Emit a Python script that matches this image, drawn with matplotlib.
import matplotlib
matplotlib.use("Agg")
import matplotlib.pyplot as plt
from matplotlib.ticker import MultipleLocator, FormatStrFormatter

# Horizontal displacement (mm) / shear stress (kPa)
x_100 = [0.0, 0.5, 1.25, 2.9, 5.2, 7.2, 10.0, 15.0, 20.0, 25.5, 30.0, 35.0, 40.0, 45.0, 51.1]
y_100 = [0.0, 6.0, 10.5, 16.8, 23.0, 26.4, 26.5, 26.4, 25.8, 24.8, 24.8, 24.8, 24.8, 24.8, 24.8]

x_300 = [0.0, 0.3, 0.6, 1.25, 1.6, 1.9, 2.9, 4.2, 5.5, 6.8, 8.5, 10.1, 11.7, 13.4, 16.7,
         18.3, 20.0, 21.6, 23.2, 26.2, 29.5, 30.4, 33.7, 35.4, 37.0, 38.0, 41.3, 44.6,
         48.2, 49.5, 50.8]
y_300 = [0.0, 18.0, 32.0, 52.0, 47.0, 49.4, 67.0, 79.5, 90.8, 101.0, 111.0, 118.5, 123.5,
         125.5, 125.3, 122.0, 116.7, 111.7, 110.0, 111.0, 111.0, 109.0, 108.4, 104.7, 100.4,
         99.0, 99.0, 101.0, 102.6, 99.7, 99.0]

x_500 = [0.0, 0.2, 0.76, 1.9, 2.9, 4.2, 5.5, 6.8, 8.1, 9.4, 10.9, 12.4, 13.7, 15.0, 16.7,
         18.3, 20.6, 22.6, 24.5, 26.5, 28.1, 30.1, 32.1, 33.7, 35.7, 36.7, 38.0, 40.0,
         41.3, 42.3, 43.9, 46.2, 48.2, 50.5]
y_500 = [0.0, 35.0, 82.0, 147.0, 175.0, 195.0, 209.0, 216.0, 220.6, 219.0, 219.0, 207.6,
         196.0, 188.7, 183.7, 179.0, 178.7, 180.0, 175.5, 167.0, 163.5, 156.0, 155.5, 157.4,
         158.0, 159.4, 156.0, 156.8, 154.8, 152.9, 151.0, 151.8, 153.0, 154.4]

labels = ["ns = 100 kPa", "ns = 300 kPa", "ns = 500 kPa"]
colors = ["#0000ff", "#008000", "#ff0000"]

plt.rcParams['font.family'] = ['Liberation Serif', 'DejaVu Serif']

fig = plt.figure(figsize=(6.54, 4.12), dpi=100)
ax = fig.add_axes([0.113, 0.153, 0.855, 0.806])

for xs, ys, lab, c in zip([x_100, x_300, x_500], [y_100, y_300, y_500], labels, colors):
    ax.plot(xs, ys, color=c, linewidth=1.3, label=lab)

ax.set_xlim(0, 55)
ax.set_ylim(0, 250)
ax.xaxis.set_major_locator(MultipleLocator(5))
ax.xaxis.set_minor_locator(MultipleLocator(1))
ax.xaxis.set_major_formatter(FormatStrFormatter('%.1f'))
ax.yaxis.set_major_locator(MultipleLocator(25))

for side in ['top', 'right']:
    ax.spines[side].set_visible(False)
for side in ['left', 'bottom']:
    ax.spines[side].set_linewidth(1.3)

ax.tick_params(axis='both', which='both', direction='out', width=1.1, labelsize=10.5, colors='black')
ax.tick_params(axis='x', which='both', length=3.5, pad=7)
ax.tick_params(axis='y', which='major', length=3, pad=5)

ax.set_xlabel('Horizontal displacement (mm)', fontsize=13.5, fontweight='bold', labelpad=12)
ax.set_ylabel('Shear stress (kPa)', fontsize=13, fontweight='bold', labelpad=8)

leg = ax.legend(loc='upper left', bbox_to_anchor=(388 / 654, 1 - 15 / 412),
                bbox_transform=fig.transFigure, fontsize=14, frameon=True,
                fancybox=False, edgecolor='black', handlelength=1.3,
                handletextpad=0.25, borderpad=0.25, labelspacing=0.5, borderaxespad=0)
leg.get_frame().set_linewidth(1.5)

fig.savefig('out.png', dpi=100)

####

▶ _Aim of the exercise_
Your answer should be exactly the lines of the data above, from the first through the line containing "ax.spines[side].set_linewidth(1.3)".

▶ _Problem solution_
Emit a Python script that matches this image, drawn with matplotlib.
import matplotlib
matplotlib.use("Agg")
import matplotlib.pyplot as plt
from matplotlib.ticker import MultipleLocator, FormatStrFormatter

# Horizontal displacement (mm) / shear stress (kPa)
x_100 = [0.0, 0.5, 1.25, 2.9, 5.2, 7.2, 10.0, 15.0, 20.0, 25.5, 30.0, 35.0, 40.0, 45.0, 51.1]
y_100 = [0.0, 6.0, 10.5, 16.8, 23.0, 26.4, 26.5, 26.4, 25.8, 24.8, 24.8, 24.8, 24.8, 24.8, 24.8]

x_300 = [0.0, 0.3, 0.6, 1.25, 1.6, 1.9, 2.9, 4.2, 5.5, 6.8, 8.5, 10.1, 11.7, 13.4, 16.7,
         18.3, 20.0, 21.6, 23.2, 26.2, 29.5, 30.4, 33.7, 35.4, 37.0, 38.0, 41.3, 44.6,
         48.2, 49.5, 50.8]
y_300 = [0.0, 18.0, 32.0, 52.0, 47.0, 49.4, 67.0, 79.5, 90.8, 101.0, 111.0, 118.5, 123.5,
         125.5, 125.3, 122.0, 116.7, 111.7, 110.0, 111.0, 111.0, 109.0, 108.4, 104.7, 100.4,
         99.0, 99.0, 101.0, 102.6, 99.7, 99.0]

x_500 = [0.0, 0.2, 0.76, 1.9, 2.9, 4.2, 5.5, 6.8, 8.1, 9.4, 10.9, 12.4, 13.7, 15.0, 16.7,
         18.3, 20.6, 22.6, 24.5, 26.5, 28.1, 30.1, 32.1, 33.7, 35.7, 36.7, 38.0, 40.0,
         41.3, 42.3, 43.9, 46.2, 48.2, 50.5]
y_500 = [0.0, 35.0, 82.0, 147.0, 175.0, 195.0, 209.0, 216.0, 220.6, 219.0, 219.0, 207.6,
         196.0, 188.7, 183.7, 179.0, 178.7, 180.0, 175.5, 167.0, 163.5, 156.0, 155.5, 157.4,
         158.0, 159.4, 156.0, 156.8, 154.8, 152.9, 151.0, 151.8, 153.0, 154.4]

labels = ["ns = 100 kPa", "ns = 300 kPa", "ns = 500 kPa"]
colors = ["#0000ff", "#008000", "#ff0000"]

plt.rcParams['font.family'] = ['Liberation Serif', 'DejaVu Serif']

fig = plt.figure(figsize=(6.54, 4.12), dpi=100)
ax = fig.add_axes([0.113, 0.153, 0.855, 0.806])

for xs, ys, lab, c in zip([x_100, x_300, x_500], [y_100, y_300, y_500], labels, colors):
    ax.plot(xs, ys, color=c, linewidth=1.3, label=lab)

ax.set_xlim(0, 55)
ax.set_ylim(0, 250)
ax.xaxis.set_major_locator(MultipleLocator(5))
ax.xaxis.set_minor_locator(MultipleLocator(1))
ax.xaxis.set_major_formatter(FormatStrFormatter('%.1f'))
ax.yaxis.set_major_locator(MultipleLocator(25))

for side in ['top', 'right']:
    ax.spines[side].set_visible(False)
for side in ['left', 'bottom']:
    ax.spines[side].set_linewidth(1.3)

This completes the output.